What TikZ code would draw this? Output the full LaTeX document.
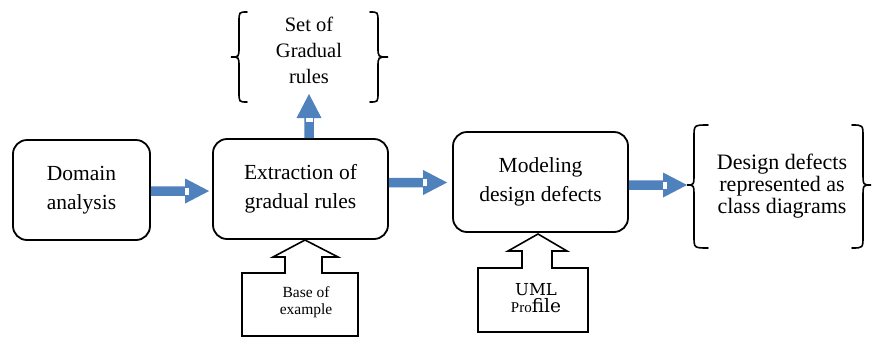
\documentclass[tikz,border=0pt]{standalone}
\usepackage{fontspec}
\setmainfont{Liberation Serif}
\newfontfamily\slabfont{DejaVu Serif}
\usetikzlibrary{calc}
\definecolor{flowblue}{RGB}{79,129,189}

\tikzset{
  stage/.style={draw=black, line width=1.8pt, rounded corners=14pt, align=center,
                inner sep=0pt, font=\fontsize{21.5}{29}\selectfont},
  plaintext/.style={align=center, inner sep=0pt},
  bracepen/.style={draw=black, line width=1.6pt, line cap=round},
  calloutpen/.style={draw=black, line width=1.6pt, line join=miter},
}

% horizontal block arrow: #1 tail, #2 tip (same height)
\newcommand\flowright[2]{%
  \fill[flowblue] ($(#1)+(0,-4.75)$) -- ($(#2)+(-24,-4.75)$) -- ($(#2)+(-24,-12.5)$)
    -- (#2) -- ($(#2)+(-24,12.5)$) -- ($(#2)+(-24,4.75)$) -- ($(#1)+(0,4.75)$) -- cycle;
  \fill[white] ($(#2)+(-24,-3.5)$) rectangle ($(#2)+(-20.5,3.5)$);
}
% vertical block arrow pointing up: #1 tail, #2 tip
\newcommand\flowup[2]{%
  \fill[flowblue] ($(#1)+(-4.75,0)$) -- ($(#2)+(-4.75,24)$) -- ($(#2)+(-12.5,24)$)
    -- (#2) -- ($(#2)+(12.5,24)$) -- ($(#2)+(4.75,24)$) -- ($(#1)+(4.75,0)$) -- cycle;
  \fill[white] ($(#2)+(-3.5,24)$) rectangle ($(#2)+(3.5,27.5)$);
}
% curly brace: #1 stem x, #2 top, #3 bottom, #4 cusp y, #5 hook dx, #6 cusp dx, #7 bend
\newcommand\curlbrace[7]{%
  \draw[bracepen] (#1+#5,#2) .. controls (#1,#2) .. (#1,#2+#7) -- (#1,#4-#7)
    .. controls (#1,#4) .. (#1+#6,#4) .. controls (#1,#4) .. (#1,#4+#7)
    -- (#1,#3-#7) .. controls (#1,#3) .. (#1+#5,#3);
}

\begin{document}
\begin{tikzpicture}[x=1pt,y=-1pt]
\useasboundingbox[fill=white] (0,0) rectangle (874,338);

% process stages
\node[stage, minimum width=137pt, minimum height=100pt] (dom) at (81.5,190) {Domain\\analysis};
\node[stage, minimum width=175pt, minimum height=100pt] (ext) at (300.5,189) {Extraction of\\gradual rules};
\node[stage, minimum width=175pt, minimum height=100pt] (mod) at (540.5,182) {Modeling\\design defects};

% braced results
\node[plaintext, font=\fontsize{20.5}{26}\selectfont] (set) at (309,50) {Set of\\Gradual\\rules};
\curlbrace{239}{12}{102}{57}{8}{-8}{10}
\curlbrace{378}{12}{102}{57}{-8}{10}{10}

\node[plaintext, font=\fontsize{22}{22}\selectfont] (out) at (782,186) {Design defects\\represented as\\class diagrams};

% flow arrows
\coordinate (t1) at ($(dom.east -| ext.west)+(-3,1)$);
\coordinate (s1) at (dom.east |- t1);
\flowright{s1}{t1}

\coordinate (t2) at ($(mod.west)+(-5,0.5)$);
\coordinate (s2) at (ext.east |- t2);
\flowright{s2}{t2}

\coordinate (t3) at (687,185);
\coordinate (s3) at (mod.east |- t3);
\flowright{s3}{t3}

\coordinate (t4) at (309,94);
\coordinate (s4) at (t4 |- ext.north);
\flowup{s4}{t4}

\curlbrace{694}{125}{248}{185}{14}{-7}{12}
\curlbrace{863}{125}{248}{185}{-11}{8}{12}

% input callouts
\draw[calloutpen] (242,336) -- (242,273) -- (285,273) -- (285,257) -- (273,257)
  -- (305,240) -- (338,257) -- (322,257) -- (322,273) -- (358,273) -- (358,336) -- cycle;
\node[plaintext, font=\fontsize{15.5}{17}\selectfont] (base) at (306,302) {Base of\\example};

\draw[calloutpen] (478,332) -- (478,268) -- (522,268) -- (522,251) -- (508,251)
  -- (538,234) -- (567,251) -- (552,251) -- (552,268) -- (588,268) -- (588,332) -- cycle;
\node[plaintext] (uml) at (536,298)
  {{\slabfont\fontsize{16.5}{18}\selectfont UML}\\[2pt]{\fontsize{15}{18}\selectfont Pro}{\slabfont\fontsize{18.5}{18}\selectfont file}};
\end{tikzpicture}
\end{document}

☆ ☆ ☆ ☆ ☆ ☆ ☆

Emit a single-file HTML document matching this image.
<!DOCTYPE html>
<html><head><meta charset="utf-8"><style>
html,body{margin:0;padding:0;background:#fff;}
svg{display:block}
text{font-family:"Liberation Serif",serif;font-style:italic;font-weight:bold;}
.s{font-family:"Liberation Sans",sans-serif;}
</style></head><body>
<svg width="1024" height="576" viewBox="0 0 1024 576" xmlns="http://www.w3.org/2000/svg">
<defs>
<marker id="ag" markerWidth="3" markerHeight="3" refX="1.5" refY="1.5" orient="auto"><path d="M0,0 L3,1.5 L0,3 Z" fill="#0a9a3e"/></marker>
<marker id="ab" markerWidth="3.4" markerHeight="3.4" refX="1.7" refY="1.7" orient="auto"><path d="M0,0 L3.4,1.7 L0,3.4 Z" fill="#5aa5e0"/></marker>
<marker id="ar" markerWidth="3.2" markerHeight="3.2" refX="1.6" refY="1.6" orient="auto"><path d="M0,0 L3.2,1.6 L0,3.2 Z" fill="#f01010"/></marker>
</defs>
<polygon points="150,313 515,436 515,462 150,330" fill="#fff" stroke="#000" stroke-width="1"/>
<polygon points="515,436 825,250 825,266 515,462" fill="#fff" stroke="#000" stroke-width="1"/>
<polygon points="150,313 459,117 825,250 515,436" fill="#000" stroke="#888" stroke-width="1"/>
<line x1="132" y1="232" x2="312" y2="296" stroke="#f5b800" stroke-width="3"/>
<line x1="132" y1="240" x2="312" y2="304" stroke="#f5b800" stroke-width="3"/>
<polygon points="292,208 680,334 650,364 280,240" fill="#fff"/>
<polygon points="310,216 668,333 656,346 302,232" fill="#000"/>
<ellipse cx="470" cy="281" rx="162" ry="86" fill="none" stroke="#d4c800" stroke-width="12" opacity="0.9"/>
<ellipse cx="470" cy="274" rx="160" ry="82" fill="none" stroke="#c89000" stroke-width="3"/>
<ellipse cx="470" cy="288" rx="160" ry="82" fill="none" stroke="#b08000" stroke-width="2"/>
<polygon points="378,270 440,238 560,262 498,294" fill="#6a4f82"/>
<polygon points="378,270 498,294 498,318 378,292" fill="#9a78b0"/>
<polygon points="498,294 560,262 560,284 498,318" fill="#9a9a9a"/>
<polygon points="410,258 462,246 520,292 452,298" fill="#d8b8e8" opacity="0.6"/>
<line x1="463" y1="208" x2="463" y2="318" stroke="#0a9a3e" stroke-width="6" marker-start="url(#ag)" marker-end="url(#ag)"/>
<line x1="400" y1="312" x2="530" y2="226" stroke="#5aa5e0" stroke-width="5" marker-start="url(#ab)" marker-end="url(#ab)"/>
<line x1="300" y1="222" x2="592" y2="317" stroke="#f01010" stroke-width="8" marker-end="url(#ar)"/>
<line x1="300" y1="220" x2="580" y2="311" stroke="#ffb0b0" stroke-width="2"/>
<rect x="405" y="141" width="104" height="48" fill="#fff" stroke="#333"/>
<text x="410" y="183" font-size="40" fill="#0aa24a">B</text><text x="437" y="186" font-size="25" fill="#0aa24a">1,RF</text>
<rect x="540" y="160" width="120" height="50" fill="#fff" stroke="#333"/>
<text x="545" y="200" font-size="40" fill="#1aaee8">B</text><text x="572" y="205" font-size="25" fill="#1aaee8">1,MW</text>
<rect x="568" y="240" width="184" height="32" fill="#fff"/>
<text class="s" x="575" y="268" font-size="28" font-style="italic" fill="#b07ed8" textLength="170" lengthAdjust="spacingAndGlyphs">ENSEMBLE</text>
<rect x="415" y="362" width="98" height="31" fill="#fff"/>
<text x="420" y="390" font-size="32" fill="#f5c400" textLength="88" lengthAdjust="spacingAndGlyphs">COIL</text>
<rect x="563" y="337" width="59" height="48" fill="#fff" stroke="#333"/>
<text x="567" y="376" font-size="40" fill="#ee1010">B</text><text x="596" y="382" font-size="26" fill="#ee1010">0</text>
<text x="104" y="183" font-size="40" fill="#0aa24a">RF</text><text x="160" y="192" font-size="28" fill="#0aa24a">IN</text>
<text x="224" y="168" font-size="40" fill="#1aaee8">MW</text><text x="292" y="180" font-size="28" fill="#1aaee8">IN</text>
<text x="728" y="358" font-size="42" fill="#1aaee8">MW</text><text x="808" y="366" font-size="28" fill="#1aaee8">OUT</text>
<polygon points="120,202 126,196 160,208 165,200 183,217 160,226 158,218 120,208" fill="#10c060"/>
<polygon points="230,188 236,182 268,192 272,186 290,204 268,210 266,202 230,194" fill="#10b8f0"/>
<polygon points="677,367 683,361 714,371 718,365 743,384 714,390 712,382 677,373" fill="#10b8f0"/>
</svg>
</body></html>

☆ ☆ ☆ ☆ ☆ ☆ ☆

_The request_
Above are records with pictures. Reproduce exactly only the lines from the line with "What TikZ code" through the line with "minimum height=100pt] (mod)", both ends included, and leave the pictures out.

_Solution below_
What TikZ code would draw this? Output the full LaTeX document.
\documentclass[tikz,border=0pt]{standalone}
\usepackage{fontspec}
\setmainfont{Liberation Serif}
\newfontfamily\slabfont{DejaVu Serif}
\usetikzlibrary{calc}
\definecolor{flowblue}{RGB}{79,129,189}

\tikzset{
  stage/.style={draw=black, line width=1.8pt, rounded corners=14pt, align=center,
                inner sep=0pt, font=\fontsize{21.5}{29}\selectfont},
  plaintext/.style={align=center, inner sep=0pt},
  bracepen/.style={draw=black, line width=1.6pt, line cap=round},
  calloutpen/.style={draw=black, line width=1.6pt, line join=miter},
}

% horizontal block arrow: #1 tail, #2 tip (same height)
\newcommand\flowright[2]{%
  \fill[flowblue] ($(#1)+(0,-4.75)$) -- ($(#2)+(-24,-4.75)$) -- ($(#2)+(-24,-12.5)$)
    -- (#2) -- ($(#2)+(-24,12.5)$) -- ($(#2)+(-24,4.75)$) -- ($(#1)+(0,4.75)$) -- cycle;
  \fill[white] ($(#2)+(-24,-3.5)$) rectangle ($(#2)+(-20.5,3.5)$);
}
% vertical block arrow pointing up: #1 tail, #2 tip
\newcommand\flowup[2]{%
  \fill[flowblue] ($(#1)+(-4.75,0)$) -- ($(#2)+(-4.75,24)$) -- ($(#2)+(-12.5,24)$)
    -- (#2) -- ($(#2)+(12.5,24)$) -- ($(#2)+(4.75,24)$) -- ($(#1)+(4.75,0)$) -- cycle;
  \fill[white] ($(#2)+(-3.5,24)$) rectangle ($(#2)+(3.5,27.5)$);
}
% curly brace: #1 stem x, #2 top, #3 bottom, #4 cusp y, #5 hook dx, #6 cusp dx, #7 bend
\newcommand\curlbrace[7]{%
  \draw[bracepen] (#1+#5,#2) .. controls (#1,#2) .. (#1,#2+#7) -- (#1,#4-#7)
    .. controls (#1,#4) .. (#1+#6,#4) .. controls (#1,#4) .. (#1,#4+#7)
    -- (#1,#3-#7) .. controls (#1,#3) .. (#1+#5,#3);
}

\begin{document}
\begin{tikzpicture}[x=1pt,y=-1pt]
\useasboundingbox[fill=white] (0,0) rectangle (874,338);

% process stages
\node[stage, minimum width=137pt, minimum height=100pt] (dom) at (81.5,190) {Domain\\analysis};
\node[stage, minimum width=175pt, minimum height=100pt] (ext) at (300.5,189) {Extraction of\\gradual rules};
\node[stage, minimum width=175pt, minimum height=100pt] (mod) at (540.5,182) {Modeling\\design defects};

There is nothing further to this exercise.